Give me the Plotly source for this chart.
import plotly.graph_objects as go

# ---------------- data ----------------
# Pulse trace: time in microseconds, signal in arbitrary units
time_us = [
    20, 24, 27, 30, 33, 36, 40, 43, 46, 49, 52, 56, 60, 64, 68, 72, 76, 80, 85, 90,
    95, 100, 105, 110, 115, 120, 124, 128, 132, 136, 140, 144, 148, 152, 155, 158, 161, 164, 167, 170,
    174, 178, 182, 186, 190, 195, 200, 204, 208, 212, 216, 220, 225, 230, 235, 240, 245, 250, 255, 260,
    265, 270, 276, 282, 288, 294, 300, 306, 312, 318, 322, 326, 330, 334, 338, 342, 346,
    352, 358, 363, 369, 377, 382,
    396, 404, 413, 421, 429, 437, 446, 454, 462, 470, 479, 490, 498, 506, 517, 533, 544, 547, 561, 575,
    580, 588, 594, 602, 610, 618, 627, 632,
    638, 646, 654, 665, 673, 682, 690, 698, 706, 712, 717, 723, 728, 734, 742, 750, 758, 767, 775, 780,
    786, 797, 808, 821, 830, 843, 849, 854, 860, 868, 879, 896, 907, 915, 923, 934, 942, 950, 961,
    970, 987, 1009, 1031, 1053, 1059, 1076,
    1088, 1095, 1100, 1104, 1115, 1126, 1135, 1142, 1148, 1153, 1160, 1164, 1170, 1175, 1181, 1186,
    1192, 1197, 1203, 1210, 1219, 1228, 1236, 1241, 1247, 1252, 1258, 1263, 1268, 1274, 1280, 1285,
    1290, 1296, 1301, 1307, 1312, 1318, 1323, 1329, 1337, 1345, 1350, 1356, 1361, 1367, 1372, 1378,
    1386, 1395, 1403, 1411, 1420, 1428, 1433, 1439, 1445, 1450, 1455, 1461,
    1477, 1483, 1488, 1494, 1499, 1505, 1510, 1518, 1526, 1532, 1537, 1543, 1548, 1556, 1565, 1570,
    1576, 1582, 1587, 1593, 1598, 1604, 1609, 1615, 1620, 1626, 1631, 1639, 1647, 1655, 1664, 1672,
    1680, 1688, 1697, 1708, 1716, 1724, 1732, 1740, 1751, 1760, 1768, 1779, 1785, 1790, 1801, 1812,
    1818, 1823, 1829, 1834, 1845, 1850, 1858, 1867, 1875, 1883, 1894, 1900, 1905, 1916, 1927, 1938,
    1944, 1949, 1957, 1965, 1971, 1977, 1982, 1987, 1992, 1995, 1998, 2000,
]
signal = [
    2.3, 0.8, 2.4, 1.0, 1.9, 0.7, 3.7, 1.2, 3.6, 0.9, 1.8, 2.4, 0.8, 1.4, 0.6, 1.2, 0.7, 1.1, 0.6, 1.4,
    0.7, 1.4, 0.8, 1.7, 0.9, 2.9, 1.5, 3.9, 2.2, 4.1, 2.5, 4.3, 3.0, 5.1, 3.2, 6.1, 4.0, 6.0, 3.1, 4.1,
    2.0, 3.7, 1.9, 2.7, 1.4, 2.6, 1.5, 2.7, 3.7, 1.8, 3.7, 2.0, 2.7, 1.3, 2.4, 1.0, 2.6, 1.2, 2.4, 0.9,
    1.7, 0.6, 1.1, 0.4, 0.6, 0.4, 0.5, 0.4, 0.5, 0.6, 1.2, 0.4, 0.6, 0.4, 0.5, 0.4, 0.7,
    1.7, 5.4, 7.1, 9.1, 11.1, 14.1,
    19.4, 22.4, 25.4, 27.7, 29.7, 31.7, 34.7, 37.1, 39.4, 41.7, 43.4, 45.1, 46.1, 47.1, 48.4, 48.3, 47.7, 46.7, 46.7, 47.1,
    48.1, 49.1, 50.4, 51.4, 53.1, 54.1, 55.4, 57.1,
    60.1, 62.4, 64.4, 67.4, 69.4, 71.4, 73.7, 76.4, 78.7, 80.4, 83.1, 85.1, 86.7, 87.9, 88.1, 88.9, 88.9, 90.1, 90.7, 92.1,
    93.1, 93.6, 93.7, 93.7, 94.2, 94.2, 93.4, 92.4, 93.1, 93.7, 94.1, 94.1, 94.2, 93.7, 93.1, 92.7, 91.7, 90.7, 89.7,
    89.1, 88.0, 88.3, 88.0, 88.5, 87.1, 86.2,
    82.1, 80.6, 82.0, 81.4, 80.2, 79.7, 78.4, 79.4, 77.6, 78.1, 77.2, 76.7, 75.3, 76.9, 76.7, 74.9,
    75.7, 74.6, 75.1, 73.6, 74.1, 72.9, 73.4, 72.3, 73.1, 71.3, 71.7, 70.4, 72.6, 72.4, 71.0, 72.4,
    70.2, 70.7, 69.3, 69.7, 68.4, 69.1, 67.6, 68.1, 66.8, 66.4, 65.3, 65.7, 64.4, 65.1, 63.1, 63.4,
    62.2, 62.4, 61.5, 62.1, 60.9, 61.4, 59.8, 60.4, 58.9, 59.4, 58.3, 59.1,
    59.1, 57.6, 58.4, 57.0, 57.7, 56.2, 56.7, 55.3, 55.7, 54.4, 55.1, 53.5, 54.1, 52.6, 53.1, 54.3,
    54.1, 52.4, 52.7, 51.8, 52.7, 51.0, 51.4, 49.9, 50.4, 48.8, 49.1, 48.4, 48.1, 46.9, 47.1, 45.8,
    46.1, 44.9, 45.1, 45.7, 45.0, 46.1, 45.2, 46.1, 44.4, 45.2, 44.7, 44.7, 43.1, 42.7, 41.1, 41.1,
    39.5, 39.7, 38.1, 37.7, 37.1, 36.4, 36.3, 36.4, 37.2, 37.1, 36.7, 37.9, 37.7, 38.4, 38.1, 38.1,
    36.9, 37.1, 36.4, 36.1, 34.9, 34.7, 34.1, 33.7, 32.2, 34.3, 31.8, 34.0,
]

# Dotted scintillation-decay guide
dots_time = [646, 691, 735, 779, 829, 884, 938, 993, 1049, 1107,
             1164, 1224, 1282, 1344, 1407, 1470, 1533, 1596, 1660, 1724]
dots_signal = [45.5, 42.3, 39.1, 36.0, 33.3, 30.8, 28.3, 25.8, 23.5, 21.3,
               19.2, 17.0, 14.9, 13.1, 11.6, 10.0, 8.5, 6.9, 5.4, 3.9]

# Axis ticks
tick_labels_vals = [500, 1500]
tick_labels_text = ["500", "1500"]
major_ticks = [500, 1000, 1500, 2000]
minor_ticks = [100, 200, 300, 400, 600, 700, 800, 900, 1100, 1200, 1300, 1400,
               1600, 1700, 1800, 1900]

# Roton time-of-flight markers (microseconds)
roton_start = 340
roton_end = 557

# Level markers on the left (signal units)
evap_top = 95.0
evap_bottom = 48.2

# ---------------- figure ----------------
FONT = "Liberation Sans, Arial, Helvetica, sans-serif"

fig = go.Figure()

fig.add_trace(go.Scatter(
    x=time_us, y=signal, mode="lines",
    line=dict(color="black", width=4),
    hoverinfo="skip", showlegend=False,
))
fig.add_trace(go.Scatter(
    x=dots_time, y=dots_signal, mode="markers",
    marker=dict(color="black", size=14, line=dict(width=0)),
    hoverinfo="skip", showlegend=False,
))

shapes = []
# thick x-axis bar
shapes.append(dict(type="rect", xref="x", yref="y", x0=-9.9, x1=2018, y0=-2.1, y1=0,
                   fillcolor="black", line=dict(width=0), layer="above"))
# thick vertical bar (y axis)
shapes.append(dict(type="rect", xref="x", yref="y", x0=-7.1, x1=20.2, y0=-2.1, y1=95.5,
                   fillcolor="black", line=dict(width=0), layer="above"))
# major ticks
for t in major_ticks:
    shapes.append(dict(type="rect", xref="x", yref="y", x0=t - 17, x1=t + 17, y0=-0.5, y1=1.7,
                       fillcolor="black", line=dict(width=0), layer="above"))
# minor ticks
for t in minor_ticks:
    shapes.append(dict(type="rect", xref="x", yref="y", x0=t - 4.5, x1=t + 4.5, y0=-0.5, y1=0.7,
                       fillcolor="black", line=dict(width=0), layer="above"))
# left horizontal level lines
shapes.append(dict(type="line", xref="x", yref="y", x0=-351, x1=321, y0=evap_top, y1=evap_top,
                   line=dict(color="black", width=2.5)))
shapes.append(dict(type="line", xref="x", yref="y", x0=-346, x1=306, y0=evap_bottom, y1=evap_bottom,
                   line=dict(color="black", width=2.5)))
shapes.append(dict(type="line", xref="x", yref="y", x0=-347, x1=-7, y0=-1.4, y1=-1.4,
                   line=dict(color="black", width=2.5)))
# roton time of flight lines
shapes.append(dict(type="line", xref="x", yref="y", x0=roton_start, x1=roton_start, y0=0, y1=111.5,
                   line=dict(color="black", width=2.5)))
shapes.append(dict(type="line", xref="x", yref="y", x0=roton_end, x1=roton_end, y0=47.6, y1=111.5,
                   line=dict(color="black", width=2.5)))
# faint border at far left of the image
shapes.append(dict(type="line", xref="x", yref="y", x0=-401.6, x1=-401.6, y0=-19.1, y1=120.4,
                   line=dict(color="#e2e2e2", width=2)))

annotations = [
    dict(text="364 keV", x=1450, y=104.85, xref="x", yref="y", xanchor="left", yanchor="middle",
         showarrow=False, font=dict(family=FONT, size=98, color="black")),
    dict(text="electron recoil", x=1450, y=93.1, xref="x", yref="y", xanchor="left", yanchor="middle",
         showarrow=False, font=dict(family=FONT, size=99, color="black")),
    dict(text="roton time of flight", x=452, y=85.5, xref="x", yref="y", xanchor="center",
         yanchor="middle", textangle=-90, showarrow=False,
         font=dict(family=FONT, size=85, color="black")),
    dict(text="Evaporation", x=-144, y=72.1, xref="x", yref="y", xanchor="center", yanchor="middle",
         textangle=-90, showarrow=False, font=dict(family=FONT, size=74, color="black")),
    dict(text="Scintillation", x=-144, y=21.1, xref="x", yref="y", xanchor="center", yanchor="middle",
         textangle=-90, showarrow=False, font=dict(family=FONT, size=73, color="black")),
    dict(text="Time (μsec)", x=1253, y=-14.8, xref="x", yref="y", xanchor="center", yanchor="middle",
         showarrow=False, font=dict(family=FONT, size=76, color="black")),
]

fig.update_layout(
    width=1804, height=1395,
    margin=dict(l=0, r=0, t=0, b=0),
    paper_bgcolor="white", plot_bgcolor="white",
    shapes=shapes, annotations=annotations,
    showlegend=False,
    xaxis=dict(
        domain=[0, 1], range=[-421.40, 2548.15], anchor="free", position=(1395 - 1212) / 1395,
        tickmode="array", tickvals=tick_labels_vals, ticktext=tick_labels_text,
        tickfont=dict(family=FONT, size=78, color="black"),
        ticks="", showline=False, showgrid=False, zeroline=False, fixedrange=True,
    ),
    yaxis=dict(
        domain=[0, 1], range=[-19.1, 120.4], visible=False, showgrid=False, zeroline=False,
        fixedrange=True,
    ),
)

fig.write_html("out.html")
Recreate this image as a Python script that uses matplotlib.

_ _ _ _ _ _ _

**YOUR OBJECTIVE:** Only the lines from the first line of the records through the line containing "import plotly.graph_objects as go" should be repeated, exactly as they appear.

**RIGHT ANSWER:**
Give me the Plotly source for this chart.
import plotly.graph_objects as go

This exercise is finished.